** BEGIN INFORMATION SHOWN **

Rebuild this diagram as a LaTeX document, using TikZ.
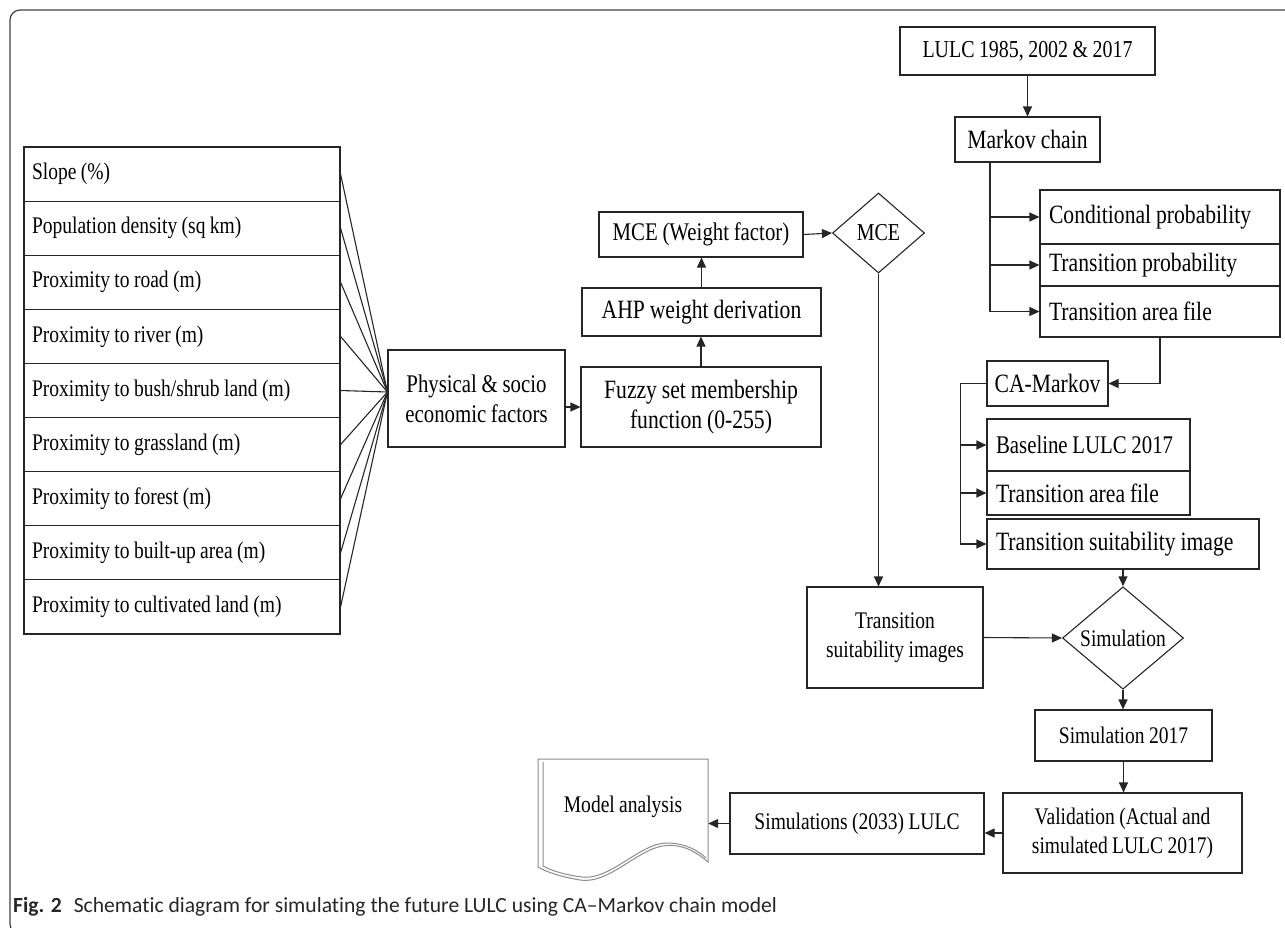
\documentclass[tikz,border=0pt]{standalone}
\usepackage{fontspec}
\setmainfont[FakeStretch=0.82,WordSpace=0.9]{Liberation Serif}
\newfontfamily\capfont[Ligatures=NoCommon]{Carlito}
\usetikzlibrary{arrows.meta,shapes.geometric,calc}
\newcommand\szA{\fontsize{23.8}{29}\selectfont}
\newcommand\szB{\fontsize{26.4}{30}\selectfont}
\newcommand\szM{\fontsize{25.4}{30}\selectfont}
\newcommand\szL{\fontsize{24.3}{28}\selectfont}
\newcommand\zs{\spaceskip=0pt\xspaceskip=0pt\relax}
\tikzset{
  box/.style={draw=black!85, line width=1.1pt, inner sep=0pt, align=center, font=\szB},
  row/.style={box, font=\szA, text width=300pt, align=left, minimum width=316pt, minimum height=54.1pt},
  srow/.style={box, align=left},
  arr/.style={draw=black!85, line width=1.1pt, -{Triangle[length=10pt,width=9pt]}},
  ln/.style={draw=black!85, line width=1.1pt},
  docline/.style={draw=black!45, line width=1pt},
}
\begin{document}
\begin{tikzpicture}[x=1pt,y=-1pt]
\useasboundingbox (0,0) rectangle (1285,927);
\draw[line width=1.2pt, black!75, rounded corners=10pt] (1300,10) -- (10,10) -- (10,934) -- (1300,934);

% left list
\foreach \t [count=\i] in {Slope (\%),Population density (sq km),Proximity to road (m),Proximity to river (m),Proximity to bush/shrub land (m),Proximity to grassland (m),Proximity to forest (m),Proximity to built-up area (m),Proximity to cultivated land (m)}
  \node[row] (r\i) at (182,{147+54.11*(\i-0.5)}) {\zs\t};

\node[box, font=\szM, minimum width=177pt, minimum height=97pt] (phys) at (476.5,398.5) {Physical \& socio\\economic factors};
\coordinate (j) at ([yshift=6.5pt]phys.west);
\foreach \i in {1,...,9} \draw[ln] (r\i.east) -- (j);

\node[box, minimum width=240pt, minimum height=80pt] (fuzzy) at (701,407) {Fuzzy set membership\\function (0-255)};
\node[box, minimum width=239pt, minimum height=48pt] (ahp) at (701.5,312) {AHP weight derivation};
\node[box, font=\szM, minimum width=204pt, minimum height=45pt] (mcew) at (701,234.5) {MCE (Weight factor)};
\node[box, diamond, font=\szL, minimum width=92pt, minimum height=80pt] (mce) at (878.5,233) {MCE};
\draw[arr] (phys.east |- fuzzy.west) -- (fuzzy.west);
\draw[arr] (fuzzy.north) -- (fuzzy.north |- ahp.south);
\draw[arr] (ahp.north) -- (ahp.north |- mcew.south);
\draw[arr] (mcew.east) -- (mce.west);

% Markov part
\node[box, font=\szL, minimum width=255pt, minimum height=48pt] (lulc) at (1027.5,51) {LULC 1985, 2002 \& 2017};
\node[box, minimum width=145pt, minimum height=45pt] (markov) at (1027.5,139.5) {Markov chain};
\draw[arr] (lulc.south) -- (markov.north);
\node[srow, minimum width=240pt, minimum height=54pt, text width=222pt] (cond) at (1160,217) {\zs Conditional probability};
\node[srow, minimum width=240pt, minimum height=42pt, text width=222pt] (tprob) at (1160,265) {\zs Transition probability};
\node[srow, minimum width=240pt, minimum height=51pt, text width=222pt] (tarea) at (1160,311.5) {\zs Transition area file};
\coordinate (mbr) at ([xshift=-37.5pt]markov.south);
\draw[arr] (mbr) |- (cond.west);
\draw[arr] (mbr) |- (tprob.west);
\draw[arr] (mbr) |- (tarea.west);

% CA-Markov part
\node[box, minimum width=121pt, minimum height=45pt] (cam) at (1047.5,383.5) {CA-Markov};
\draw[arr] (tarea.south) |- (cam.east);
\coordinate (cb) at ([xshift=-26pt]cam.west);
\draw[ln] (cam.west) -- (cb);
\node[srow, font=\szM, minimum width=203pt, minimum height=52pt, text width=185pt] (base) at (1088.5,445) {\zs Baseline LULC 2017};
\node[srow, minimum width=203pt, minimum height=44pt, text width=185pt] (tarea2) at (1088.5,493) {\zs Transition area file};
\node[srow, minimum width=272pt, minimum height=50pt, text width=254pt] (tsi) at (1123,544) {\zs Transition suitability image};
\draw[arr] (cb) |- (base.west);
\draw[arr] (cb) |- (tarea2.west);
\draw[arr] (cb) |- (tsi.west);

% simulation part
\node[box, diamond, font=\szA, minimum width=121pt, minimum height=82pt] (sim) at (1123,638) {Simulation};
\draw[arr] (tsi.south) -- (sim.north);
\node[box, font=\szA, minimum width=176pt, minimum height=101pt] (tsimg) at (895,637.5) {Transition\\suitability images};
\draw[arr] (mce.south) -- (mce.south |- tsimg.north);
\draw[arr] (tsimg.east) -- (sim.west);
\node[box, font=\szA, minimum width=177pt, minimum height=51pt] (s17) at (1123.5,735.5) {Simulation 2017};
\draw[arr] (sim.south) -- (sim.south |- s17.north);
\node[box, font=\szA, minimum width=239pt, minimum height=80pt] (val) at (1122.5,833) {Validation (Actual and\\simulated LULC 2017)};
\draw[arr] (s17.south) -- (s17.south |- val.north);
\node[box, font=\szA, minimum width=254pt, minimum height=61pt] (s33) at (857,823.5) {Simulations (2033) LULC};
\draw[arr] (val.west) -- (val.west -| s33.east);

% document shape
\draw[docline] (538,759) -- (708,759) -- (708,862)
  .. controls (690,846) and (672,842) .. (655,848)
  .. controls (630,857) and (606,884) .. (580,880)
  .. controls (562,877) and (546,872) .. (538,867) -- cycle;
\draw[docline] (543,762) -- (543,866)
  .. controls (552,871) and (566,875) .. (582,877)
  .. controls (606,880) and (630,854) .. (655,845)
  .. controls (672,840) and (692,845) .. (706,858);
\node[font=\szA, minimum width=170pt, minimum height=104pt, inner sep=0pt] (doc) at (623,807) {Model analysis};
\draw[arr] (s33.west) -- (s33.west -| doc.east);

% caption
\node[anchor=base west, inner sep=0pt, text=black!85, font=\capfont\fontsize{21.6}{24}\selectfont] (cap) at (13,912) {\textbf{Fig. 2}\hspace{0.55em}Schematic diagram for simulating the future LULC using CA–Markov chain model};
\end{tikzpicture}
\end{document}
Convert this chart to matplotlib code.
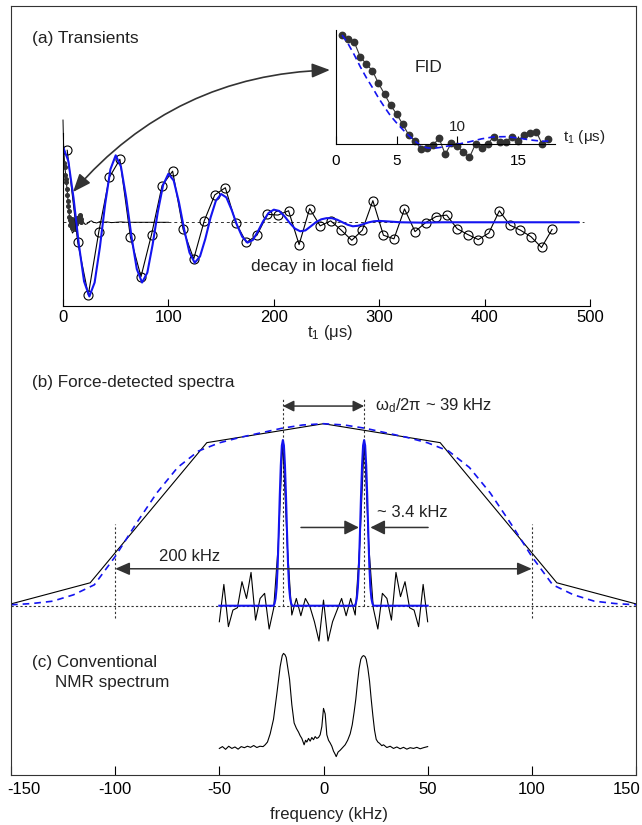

** END INFORMATION SHOWN **

YOUR OBJECTIVE: Transcribe the records above exactly, leaving out every picture.

RESULT FOR THIS TASK:
Rebuild this diagram as a LaTeX document, using TikZ.
\documentclass[tikz,border=0pt]{standalone}
\usepackage{fontspec}
\setmainfont[FakeStretch=0.82,WordSpace=0.9]{Liberation Serif}
\newfontfamily\capfont[Ligatures=NoCommon]{Carlito}
\usetikzlibrary{arrows.meta,shapes.geometric,calc}
\newcommand\szA{\fontsize{23.8}{29}\selectfont}
\newcommand\szB{\fontsize{26.4}{30}\selectfont}
\newcommand\szM{\fontsize{25.4}{30}\selectfont}
\newcommand\szL{\fontsize{24.3}{28}\selectfont}
\newcommand\zs{\spaceskip=0pt\xspaceskip=0pt\relax}
\tikzset{
  box/.style={draw=black!85, line width=1.1pt, inner sep=0pt, align=center, font=\szB},
  row/.style={box, font=\szA, text width=300pt, align=left, minimum width=316pt, minimum height=54.1pt},
  srow/.style={box, align=left},
  arr/.style={draw=black!85, line width=1.1pt, -{Triangle[length=10pt,width=9pt]}},
  ln/.style={draw=black!85, line width=1.1pt},
  docline/.style={draw=black!45, line width=1pt},
}
\begin{document}
\begin{tikzpicture}[x=1pt,y=-1pt]
\useasboundingbox (0,0) rectangle (1285,927);
\draw[line width=1.2pt, black!75, rounded corners=10pt] (1300,10) -- (10,10) -- (10,934) -- (1300,934);

% left list
\foreach \t [count=\i] in {Slope (\%),Population density (sq km),Proximity to road (m),Proximity to river (m),Proximity to bush/shrub land (m),Proximity to grassland (m),Proximity to forest (m),Proximity to built-up area (m),Proximity to cultivated land (m)}
  \node[row] (r\i) at (182,{147+54.11*(\i-0.5)}) {\zs\t};

\node[box, font=\szM, minimum width=177pt, minimum height=97pt] (phys) at (476.5,398.5) {Physical \& socio\\economic factors};
\coordinate (j) at ([yshift=6.5pt]phys.west);
\foreach \i in {1,...,9} \draw[ln] (r\i.east) -- (j);

\node[box, minimum width=240pt, minimum height=80pt] (fuzzy) at (701,407) {Fuzzy set membership\\function (0-255)};
\node[box, minimum width=239pt, minimum height=48pt] (ahp) at (701.5,312) {AHP weight derivation};
\node[box, font=\szM, minimum width=204pt, minimum height=45pt] (mcew) at (701,234.5) {MCE (Weight factor)};
\node[box, diamond, font=\szL, minimum width=92pt, minimum height=80pt] (mce) at (878.5,233) {MCE};
\draw[arr] (phys.east |- fuzzy.west) -- (fuzzy.west);
\draw[arr] (fuzzy.north) -- (fuzzy.north |- ahp.south);
\draw[arr] (ahp.north) -- (ahp.north |- mcew.south);
\draw[arr] (mcew.east) -- (mce.west);

% Markov part
\node[box, font=\szL, minimum width=255pt, minimum height=48pt] (lulc) at (1027.5,51) {LULC 1985, 2002 \& 2017};
\node[box, minimum width=145pt, minimum height=45pt] (markov) at (1027.5,139.5) {Markov chain};
\draw[arr] (lulc.south) -- (markov.north);
\node[srow, minimum width=240pt, minimum height=54pt, text width=222pt] (cond) at (1160,217) {\zs Conditional probability};
\node[srow, minimum width=240pt, minimum height=42pt, text width=222pt] (tprob) at (1160,265) {\zs Transition probability};
\node[srow, minimum width=240pt, minimum height=51pt, text width=222pt] (tarea) at (1160,311.5) {\zs Transition area file};
\coordinate (mbr) at ([xshift=-37.5pt]markov.south);
\draw[arr] (mbr) |- (cond.west);
\draw[arr] (mbr) |- (tprob.west);
\draw[arr] (mbr) |- (tarea.west);

% CA-Markov part
\node[box, minimum width=121pt, minimum height=45pt] (cam) at (1047.5,383.5) {CA-Markov};
\draw[arr] (tarea.south) |- (cam.east);
\coordinate (cb) at ([xshift=-26pt]cam.west);
\draw[ln] (cam.west) -- (cb);
\node[srow, font=\szM, minimum width=203pt, minimum height=52pt, text width=185pt] (base) at (1088.5,445) {\zs Baseline LULC 2017};
\node[srow, minimum width=203pt, minimum height=44pt, text width=185pt] (tarea2) at (1088.5,493) {\zs Transition area file};
\node[srow, minimum width=272pt, minimum height=50pt, text width=254pt] (tsi) at (1123,544) {\zs Transition suitability image};
\draw[arr] (cb) |- (base.west);
\draw[arr] (cb) |- (tarea2.west);
\draw[arr] (cb) |- (tsi.west);

% simulation part
\node[box, diamond, font=\szA, minimum width=121pt, minimum height=82pt] (sim) at (1123,638) {Simulation};
\draw[arr] (tsi.south) -- (sim.north);
\node[box, font=\szA, minimum width=176pt, minimum height=101pt] (tsimg) at (895,637.5) {Transition\\suitability images};
\draw[arr] (mce.south) -- (mce.south |- tsimg.north);
\draw[arr] (tsimg.east) -- (sim.west);
\node[box, font=\szA, minimum width=177pt, minimum height=51pt] (s17) at (1123.5,735.5) {Simulation 2017};
\draw[arr] (sim.south) -- (sim.south |- s17.north);
\node[box, font=\szA, minimum width=239pt, minimum height=80pt] (val) at (1122.5,833) {Validation (Actual and\\simulated LULC 2017)};
\draw[arr] (s17.south) -- (s17.south |- val.north);
\node[box, font=\szA, minimum width=254pt, minimum height=61pt] (s33) at (857,823.5) {Simulations (2033) LULC};
\draw[arr] (val.west) -- (val.west -| s33.east);

% document shape
\draw[docline] (538,759) -- (708,759) -- (708,862)
  .. controls (690,846) and (672,842) .. (655,848)
  .. controls (630,857) and (606,884) .. (580,880)
  .. controls (562,877) and (546,872) .. (538,867) -- cycle;
\draw[docline] (543,762) -- (543,866)
  .. controls (552,871) and (566,875) .. (582,877)
  .. controls (606,880) and (630,854) .. (655,845)
  .. controls (672,840) and (692,845) .. (706,858);
\node[font=\szA, minimum width=170pt, minimum height=104pt, inner sep=0pt] (doc) at (623,807) {Model analysis};
\draw[arr] (s33.west) -- (s33.west -| doc.east);

% caption
\node[anchor=base west, inner sep=0pt, text=black!85, font=\capfont\fontsize{21.6}{24}\selectfont] (cap) at (13,912) {\textbf{Fig. 2}\hspace{0.55em}Schematic diagram for simulating the future LULC using CA–Markov chain model};
\end{tikzpicture}
\end{document}
Convert this chart to matplotlib code.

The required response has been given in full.